The company’s Web application holds a database of more than 12 million assessment tasks, allowing researchers and clinicians to benchmark patients’ cognitive performance against massive quantifiable datasets. The platform is backed by more than 25 years of research and 300 published scientific articles, giving it an edge over competitors.
In its early years, the company mainly saw interest from researchers wanting to use its large database, or a more niche market of “neuro-hackers” seeking to improve their cognitive performance.
Lipton saw greater potential in forming partnerships with U.S.-based health-care providers as well as companies offering mental-health tools in corporate wellness programs.The company was starting to see marked interest in its offerings prior to the pandemic. Growth accelerated in 2018 as the company formed partnerships with U.S.-based health-care providers. Demand has soared even more now that the pandemic has forced clinicians and researchers to take their work online.
Owen, an investigator with Western’s Brain and Mind Institute, is currently using the platform to research the impact of COVID-19 on cognitive function of people who have been infected and since recovered.
“Studies like these would not be possible without the system, as it is all Web-based, hosted on cloud servers, can send out reminder emails, and has an easy-to-use interface for participants to complete the tests,” Owen said.
As well as filling a need to help psychologists and neurologists carry out their work, the application is helping to measure the impacts of COVID-19 itself on the brain.
“The data does show that people who have tested positive for COVID have long-term cognitive deficits,” said Owen, a professor at Schulich School of Medicine & Dentistry. “We have heard patients mention brain fog, but now we can actually quantify what that means.”
According to the data collected, COVID patients’ short-term memory is not affected, but their reasoning and problem-solving capabilities have been hampered by the virus. They may struggle to think quickly, taking longer to make decisions or resolve issues. The severity and duration of the infection also affect its impact on cognitive functions.
The platform can help with the flood of mental-health cases arising from the pandemic and its safety protocols, as well as being a tool for neurologists to swiftly diagnose cognitive decline in an aging population, Owen said: “There are not enough psychologists and neurologists to satisfy the need.

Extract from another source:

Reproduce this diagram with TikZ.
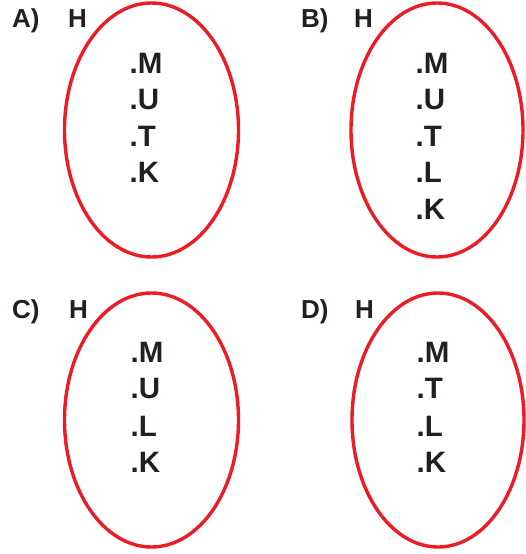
\documentclass[tikz,border=0pt]{standalone}
\usepackage{fontspec}
\setmainfont{Liberation Sans}
\definecolor{ovalred}{RGB}{237,28,36}
\definecolor{ink}{RGB}{35,31,32}
\begin{document}
\begin{tikzpicture}[x=1pt,y=-1pt,
  oval/.style={draw=ovalred,line width=3.4pt},
  lbl/.style={anchor=base west,inner sep=0pt,text=ink,font=\fontsize{26}{26}\selectfont\bfseries},
  elem/.style={anchor=base west,inner sep=0pt,text=ink,font=\fontsize{29.5}{29.5}\selectfont\bfseries}]
\useasboundingbox (0,0) rectangle (526,554);
% A
\draw[oval] (151.5,130) ellipse [x radius=87, y radius=127];
\node[lbl] (la) at (12,27.5) {A)};
\node[lbl] (ha) at (68,27.5) {H};
\node[elem] (a1) at (129.5,73) {.M};
\node[elem] (a2) at (129.5,109.5) {.U};
\node[elem] (a3) at (129.5,146) {.T};
\node[elem] (a4) at (129.5,182.5) {.K};
% B
\draw[oval] (437,130) ellipse [x radius=86, y radius=127];
\node[lbl] (lb) at (301,27.5) {B)};
\node[lbl] (hb) at (354,27.5) {H};
\node[elem] (b1) at (415.5,73) {.M};
\node[elem] (b2) at (415.5,109.5) {.U};
\node[elem] (b3) at (415.5,146) {.T};
\node[elem] (b4) at (415.5,182.5) {.L};
\node[elem] (b5) at (415.5,219) {.K};
% C
\draw[oval] (151.5,420) ellipse [x radius=87, y radius=127];
\node[lbl] (lc) at (12,318) {C)};
\node[lbl] (hc) at (69,318) {H};
\node[elem] (c1) at (130.5,362) {.M};
\node[elem] (c2) at (130.5,398.5) {.U};
\node[elem] (c3) at (130.5,436) {.L};
\node[elem] (c4) at (130.5,472.5) {.K};
% D
\draw[oval] (438,420) ellipse [x radius=86, y radius=127];
\node[lbl] (ld) at (301,318) {D)};
\node[lbl] (hd) at (355,318) {H};
\node[elem] (d1) at (416.5,362) {.M};
\node[elem] (d2) at (416.5,398.5) {.T};
\node[elem] (d3) at (416.5,436) {.L};
\node[elem] (d4) at (416.5,472.5) {.K};
\end{tikzpicture}
\end{document}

If clinicians can use a 15-minute online test and get an answer for their patient on their memory or cognitive function they can efficiently triage them and direct them to the appropriate treatment.”
Cambridge Brain Sciences is expecting to grow significantly over the next several years by continuing to seize on rapidly growing markets in the U.S., as well as Canada, Europe and Asia. It recently received a substantial investment from an existing investor and strategic partner to fund this growth.
Lipton said the goal is to become the leader in cognitive assessment platforms, and continue to integrate other tools and resources for clinicians, especially in the mental-health sphere.
Owen will give a talk about his most recent research, COVID-19’s impact on cognitive abilities, next month at the Innovation Ambassadors Showcase: COVID-19’s Impact on the Innovation Ecosystem. The event includes Owen’s keynote presentation followed by panel discussions from researchers and entrepreneurial alumni across Western about how they pivoted during the pandemic.